**Short exercise:** Below are some records. Output the lines from the first one through the line that holds "[88.3, 88.9, 90.2]]", exactly as written, with no pictures.

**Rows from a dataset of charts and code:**
______________________________
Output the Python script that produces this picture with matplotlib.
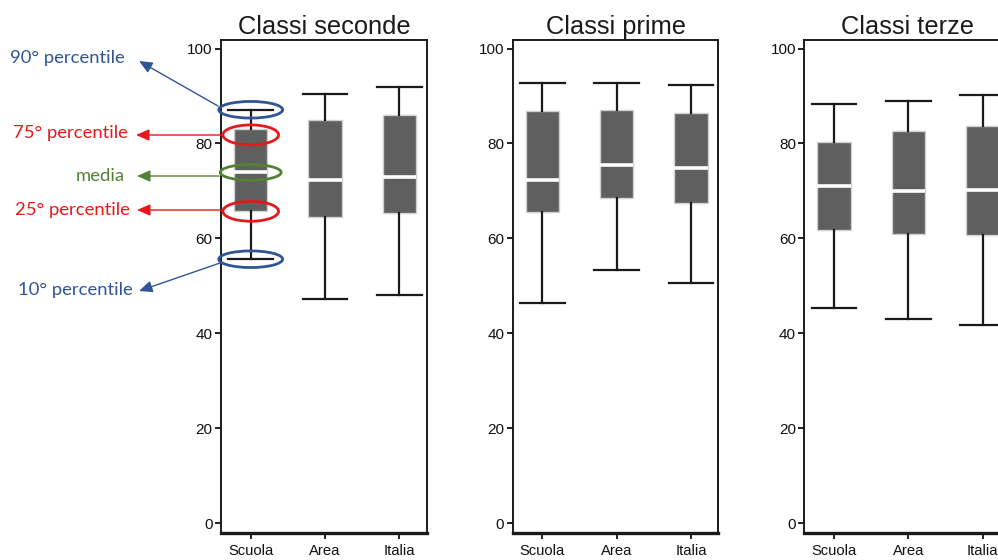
import matplotlib
matplotlib.use('Agg')
import matplotlib.pyplot as plt
from matplotlib.patches import Ellipse

plt.rcParams['font.family'] = ['Liberation Sans', 'DejaVu Sans']

titles = ['Classi seconde', 'Classi prime', 'Classi terze']
categories = ['Scuola', 'Area', 'Italia']

# percentili (una riga per pannello, Scuola / Area / Italia)
p10 = [[55.6, 47.3, 48.0], [46.3, 53.3, 50.5], [45.4, 43.1, 41.7]]
p25 = [[65.7, 64.4, 65.4], [65.6, 68.5, 67.5], [61.8, 60.9, 60.7]]
media = [[73.9, 72.2, 72.9], [72.2, 75.4, 74.8], [71.0, 69.9, 70.1]]
p75 = [[83.0, 84.9, 85.9], [86.8, 87.1, 86.4], [80.3, 82.6, 83.6]]
p90 = [[87.1, 90.5, 91.8], [92.7, 92.7, 92.4], [88.3, 88.9, 90.2]]

W, H = 998, 560
fig = plt.figure(figsize=(W / 100, H / 100), dpi=100)

lefts = [221, 512.7, 804.3]
axes = []
for k in range(3):
    ax = fig.add_axes([lefts[k] / W, (H - 533) / H, 205.7 / W, (533 - 40) / H])
    stats = []
    for j in range(3):
        stats.append(dict(whislo=p10[k][j], q1=p25[k][j], med=media[k][j],
                          q3=p75[k][j], whishi=p90[k][j], fliers=[], label=categories[j]))
    ax.bxp(stats, positions=[1, 2, 3], widths=0.45, patch_artist=True,
           showfliers=False,
           boxprops=dict(facecolor='#5f5f5f', edgecolor='#cfcfcf', linewidth=1),
           medianprops=dict(color='white', linewidth=2.6),
           whiskerprops=dict(color='#1a1a1a', linewidth=1.6),
           capprops=dict(color='#1a1a1a', linewidth=1.6),
           capwidths=0.6)
    ax.set_xlim(0.6, 3.37)
    ax.set_ylim(-2.1, 101.8)
    ax.set_yticks([0, 20, 40, 60, 80, 100])
    ax.set_title(titles[k], fontsize=18.3, pad=4, color='#1a1a1a')
    ax.tick_params(axis='y', length=4, width=1.3, pad=2, labelsize=11, colors='#111111')
    ax.tick_params(axis='x', length=4, width=1.3, pad=4, labelsize=10.6, colors='#111111')
    for s in ax.spines.values():
        s.set_linewidth(1.4)
        s.set_color('#1a1a1a')
    ax.spines['bottom'].set_linewidth(2.4)
    axes.append(ax)

ax1 = axes[0]
blue = '#2f5597'
red = '#e8181a'
green = '#548235'

# ellissi e frecce della legenda sul box "Scuola" delle classi seconde
legend_items = [
    ('90° percentile', p90[0][0], blue, 0.86, 3.5, (218, 106), (139, 61), 125, 58),
    ('75° percentile', p75[0][0] - 1.2, red, 0.75, 4.2, (223, 135), (136, 135), 128, 133),
    ('media', media[0][0], green, 0.82, 3.3, (219, 176), (137, 176), 125, 176),
    ('25° percentile', p25[0][0], red, 0.75, 4.2, (223, 210), (137, 210), 130, 210),
    ('10° percentile', p10[0][0], blue, 0.86, 3.5, (220, 263), (139, 291), 133, 290),
]
for text, yv, col, ew, eh, start, tip, tx, ty in legend_items:
    e = Ellipse((1.0, yv), ew, eh, fill=False, edgecolor=col, linewidth=2,
                transform=ax1.transData, clip_on=False, zorder=5)
    ax1.add_patch(e)
    fig.text(tx / W, 1 - ty / H, text, color=col, fontsize=13.3, ha='right', va='center',
             family=['Lato', 'DejaVu Sans'])
    ax1.annotate('', xy=(tip[0], H - tip[1]), xycoords='figure pixels',
                 xytext=(start[0], H - start[1]), textcoords='figure pixels',
                 arrowprops=dict(arrowstyle='-|>,head_length=0.8,head_width=0.35',
                                 color=col, lw=1, shrinkA=0, shrinkB=0),
                 annotation_clip=False)

fig.savefig('out.png', dpi=100)
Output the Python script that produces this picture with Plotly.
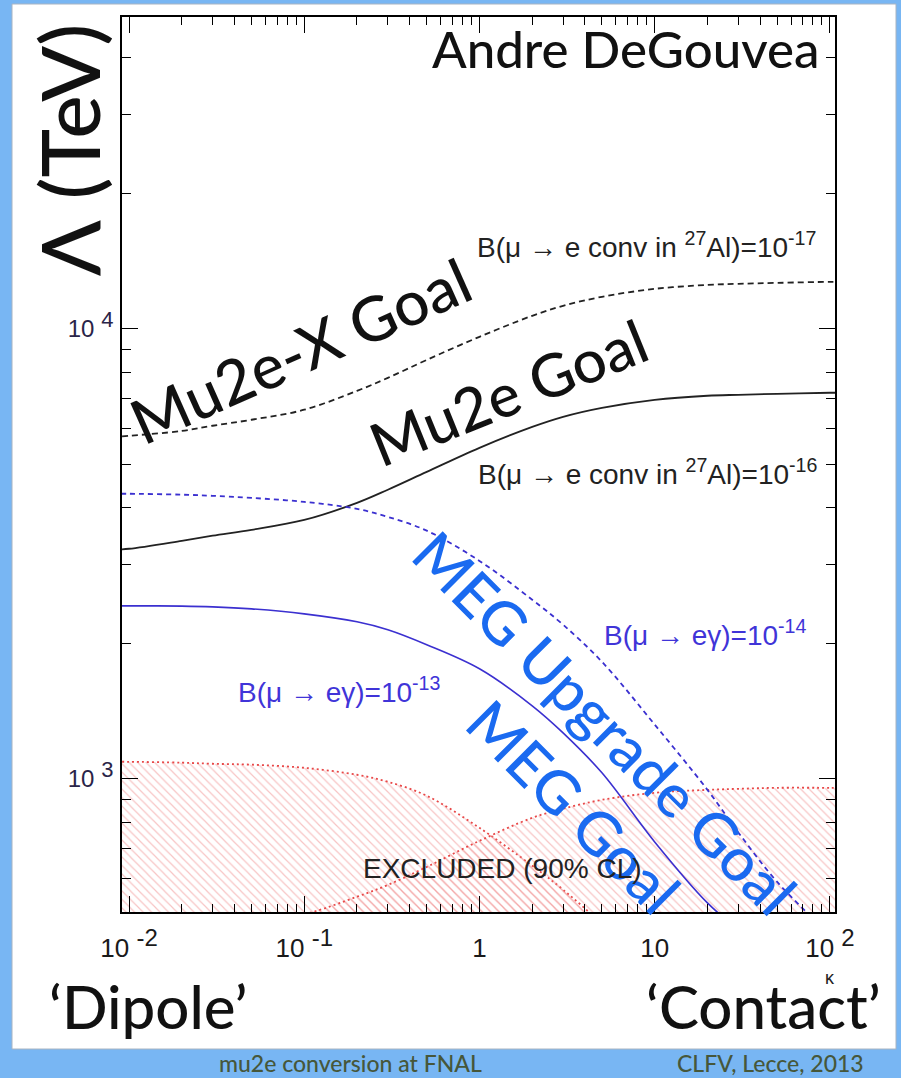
import plotly.graph_objects as go

# ---------------------------------------------------------------------------
# Reach in new-physics scale Lambda (TeV) versus kappa
# ---------------------------------------------------------------------------
KAPPA = [0.008, 0.01, 0.02, 0.03, 0.05, 0.1, 0.2, 0.3, 0.5, 1, 2, 3, 5,
         10, 20, 30, 50, 100, 120]

# B(mu -> e conv in 27Al) = 1e-17  (Mu2e-X goal)
MU2E_X_GOAL = [5750, 5785, 5930, 6090, 6280, 6610, 7280, 7780, 8530, 9600,
               10690, 11250, 11780, 12270, 12520, 12590, 12650, 12720, 12720]
# B(mu -> e conv in 27Al) = 1e-16  (Mu2e goal)
MU2E_GOAL = [3230, 3245, 3380, 3470, 3575, 3760, 4105, 4390, 4810, 5440,
             6055, 6375, 6675, 6955, 7100, 7135, 7170, 7210, 7210]
# B(mu -> e gamma) = 1e-14  (MEG upgrade goal)
MEG_UPGRADE_GOAL = [4300, 4300, 4280, 4255, 4210, 4125, 3980, 3820, 3560,
                    3050, 2500, 2200, 1820, 1320, 945, 760, 590, 450, 420]
# B(mu -> e gamma) = 1e-13  (MEG goal)
MEG_GOAL = [2423, 2423, 2420, 2411, 2386, 2326, 2233, 2144, 1986, 1756,
            1453, 1265, 1031, 724, 530, 462, 396, 323, 307]

# Excluded regions (90% CL)
KAPPA_EXCL_MEG = [0.008, 0.01, 0.02, 0.03, 0.05, 0.1, 0.2, 0.3, 0.5, 1, 2,
                  3, 5, 10]
EXCL_MEG = [1091, 1091, 1086, 1080, 1075, 1058, 1021, 985, 917, 778, 641,
            567, 474, 348]
EXCL_CONV = [433, 435, 454, 466, 480, 500, 547, 581, 637, 728, 819, 858,
             898, 931, 945, 950, 955, 955, 955]

X_TICKS = [0.01, 0.1, 1, 10, 100]
X_TICK_TEXT = ["10 <sup><span style='font-size:24px'>-2</span></sup>",
               "10 <sup><span style='font-size:24px'>-1</span></sup>",
               "1", "10",
               "10 <sup><span style='font-size:24px'>2</span></sup>"]
Y_TICKS = [1000, 10000]
Y_TICK_TEXT = ["10 <sup><span style='font-size:22px'>3</span></sup>",
               "10 <sup><span style='font-size:22px'>4</span></sup>"]

X_MINOR = [m * 10 ** e for e in range(-2, 2) for m in range(2, 10)]
Y_MINOR = [m * 10 ** e for e in range(2, 5) for m in range(2, 10)]

# ---------------------------------------------------------------------------
W, H = 901, 1078
ML, MR, MT, MB = 122, 66, 17, 166


def px(x):
    return (x - ML) / (W - ML - MR)


def py(y):
    return (H - MB - y) / (H - MT - MB)


BLACK = "#111111"
EXCL_RED = "#e84848"
LINE_BLUE = "#3b30d0"
TEXT_BLUE = "#1a6af0"
LABEL_BLUE = "#4034d8"
SLIDE_BLUE = "#78b6f3"
TITLE_FONT = "Lato"
ROOT_FONT = "Liberation Sans"

fig = go.Figure()

hatch = dict(shape="\\", fgcolor="#f08a8a", bgcolor="rgba(0,0,0,0)",
             size=6, solidity=0.2)

fig.add_trace(go.Scatter(
    x=KAPPA_EXCL_MEG, y=EXCL_MEG, mode="lines", fill="tozeroy",
    fillcolor="rgba(0,0,0,0)", fillpattern=hatch,
    line=dict(color=EXCL_RED, width=1.8, dash="2px,3px"),
    line_shape="spline", hoverinfo="skip", showlegend=False))
fig.add_trace(go.Scatter(
    x=KAPPA, y=EXCL_CONV, mode="lines", fill="tozeroy",
    fillcolor="rgba(0,0,0,0)", fillpattern=hatch,
    line=dict(color=EXCL_RED, width=1.8, dash="2px,3px"),
    line_shape="spline", hoverinfo="skip", showlegend=False))

fig.add_trace(go.Scatter(
    x=KAPPA, y=MU2E_X_GOAL, mode="lines", line_shape="spline",
    line=dict(color="#222222", width=1.8, dash="6px,4px"), showlegend=False))
fig.add_trace(go.Scatter(
    x=KAPPA, y=MU2E_GOAL, mode="lines", line_shape="spline",
    line=dict(color="#222222", width=1.8), showlegend=False))
fig.add_trace(go.Scatter(
    x=KAPPA, y=MEG_UPGRADE_GOAL, mode="lines", line_shape="spline",
    line=dict(color=LINE_BLUE, width=1.8, dash="5px,4px"), showlegend=False))
fig.add_trace(go.Scatter(
    x=KAPPA, y=MEG_GOAL, mode="lines", line_shape="spline",
    line=dict(color=LINE_BLUE, width=1.6), showlegend=False))

axis_common = dict(
    type="log", showgrid=False, zeroline=False, showline=True,
    linecolor="black", linewidth=1.6, mirror="ticks", ticks="inside",
    tickcolor="black", tickwidth=1.4, ticklen=16,
)

fig.update_xaxes(
    **axis_common, range=[-2.04, 2.029], tickmode="array",
    tickvals=X_TICKS, ticktext=X_TICK_TEXT, ticklabelstandoff=12,
    tickfont=dict(family=ROOT_FONT, size=26, color="#1a1a1a"),
    minor=dict(tickmode="array", tickvals=X_MINOR, ticks="inside",
               ticklen=8, tickwidth=1.2, tickcolor="black", showgrid=False))
fig.update_yaxes(
    **axis_common, range=[2.704, 4.693], tickmode="array",
    tickvals=Y_TICKS, ticktext=Y_TICK_TEXT, ticklabelstandoff=2,
    tickfont=dict(family=ROOT_FONT, size=24, color="#2a2448"),
    minor=dict(tickmode="array", tickvals=Y_MINOR, ticks="inside",
               ticklen=9, tickwidth=1.2, tickcolor="black", showgrid=False))

annotations = [
    dict(text="Andre DeGouvea", x=625, y=48, size=51, color=BLACK,
         family=TITLE_FONT, angle=0, weight=500),
    dict(text="Λ (TeV)", x=68, y=150, size=82, color=BLACK,
         family=TITLE_FONT, angle=-90, weight=500),
    dict(text="Mu2e-X Goal", x=300, y=350, size=62, color=BLACK,
         family=TITLE_FONT, angle=-24, weight=500),
    dict(text="Mu2e Goal", x=508, y=392, size=60, color=BLACK,
         family=TITLE_FONT, angle=-22, weight=500),
    dict(text="MEG Upgrade Goal", x=605, y=722, size=60, color=TEXT_BLUE,
         family=TITLE_FONT, angle=45, weight=500),
    dict(text="MEG Goal", x=574, y=806, size=60, color=TEXT_BLUE,
         family=TITLE_FONT, angle=45, weight=500),
    dict(text="B(μ → e conv in <sup>27</sup>Al)=10<sup>-17</sup>",
         x=646, y=245, size=28, color="#222222", family=ROOT_FONT, angle=0,
         weight=400),
    dict(text="B(μ → e conv in <sup>27</sup>Al)=10<sup>-16</sup>",
         x=647, y=472, size=28, color="#222222", family=ROOT_FONT, angle=0,
         weight=400),
    dict(text="B(μ → eγ)=10<sup>-14</sup>", x=705, y=633, size=28,
         color=LABEL_BLUE, family=ROOT_FONT, angle=0, weight=400),
    dict(text="B(μ → eγ)=10<sup>-13</sup>", x=339, y=690, size=28,
         color=LABEL_BLUE, family=ROOT_FONT, angle=0, weight=400),
    dict(text="EXCLUDED (90% CL)", x=502, y=868, size=28, color="#222222",
         family=ROOT_FONT, angle=0, weight=400),
    dict(text="κ", x=830, y=978, size=18, color="#222222",
         family=ROOT_FONT, angle=0, weight=400),
    dict(text="‘Dipole’", x=148, y=1006, size=60, color=BLACK,
         family=TITLE_FONT, angle=0, weight=500),
    dict(text="‘Contact’", x=763, y=1006, size=60, color=BLACK,
         family=TITLE_FONT, angle=0, weight=500),
    dict(text="mu2e conversion at FNAL", x=350, y=1063, size=23,
         color="#46573a", family=TITLE_FONT, angle=0, weight=500),
    dict(text="CLFV, Lecce, 2013", x=770, y=1063, size=23,
         color="#46573a", family=TITLE_FONT, angle=0, weight=500),
]
for a in annotations:
    fig.add_annotation(
        text=a["text"], x=px(a["x"]), y=py(a["y"]), xref="paper",
        yref="paper", xanchor="center", yanchor="middle", showarrow=False,
        textangle=a["angle"],
        font=dict(family=a["family"], size=a["size"], color=a["color"],
                  weight=a["weight"]))

# slide panel behind the plot
fig.add_shape(type="rect", xref="paper", yref="paper", layer="below",
              x0=px(12), x1=px(896), y0=py(1049), y1=py(4),
              fillcolor="white", line=dict(color="#a8b4c2", width=1))

fig.update_layout(
    width=W, height=H, autosize=False,
    margin=dict(l=ML, r=MR, t=MT, b=MB, pad=0),
    paper_bgcolor=SLIDE_BLUE, plot_bgcolor="white",
    showlegend=False,
)

fig.write_html("out.html")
______________________________
**Final result:**
Output the Python script that produces this picture with matplotlib.
import matplotlib
matplotlib.use('Agg')
import matplotlib.pyplot as plt
from matplotlib.patches import Ellipse

plt.rcParams['font.family'] = ['Liberation Sans', 'DejaVu Sans']

titles = ['Classi seconde', 'Classi prime', 'Classi terze']
categories = ['Scuola', 'Area', 'Italia']

# percentili (una riga per pannello, Scuola / Area / Italia)
p10 = [[55.6, 47.3, 48.0], [46.3, 53.3, 50.5], [45.4, 43.1, 41.7]]
p25 = [[65.7, 64.4, 65.4], [65.6, 68.5, 67.5], [61.8, 60.9, 60.7]]
media = [[73.9, 72.2, 72.9], [72.2, 75.4, 74.8], [71.0, 69.9, 70.1]]
p75 = [[83.0, 84.9, 85.9], [86.8, 87.1, 86.4], [80.3, 82.6, 83.6]]
p90 = [[87.1, 90.5, 91.8], [92.7, 92.7, 92.4], [88.3, 88.9, 90.2]]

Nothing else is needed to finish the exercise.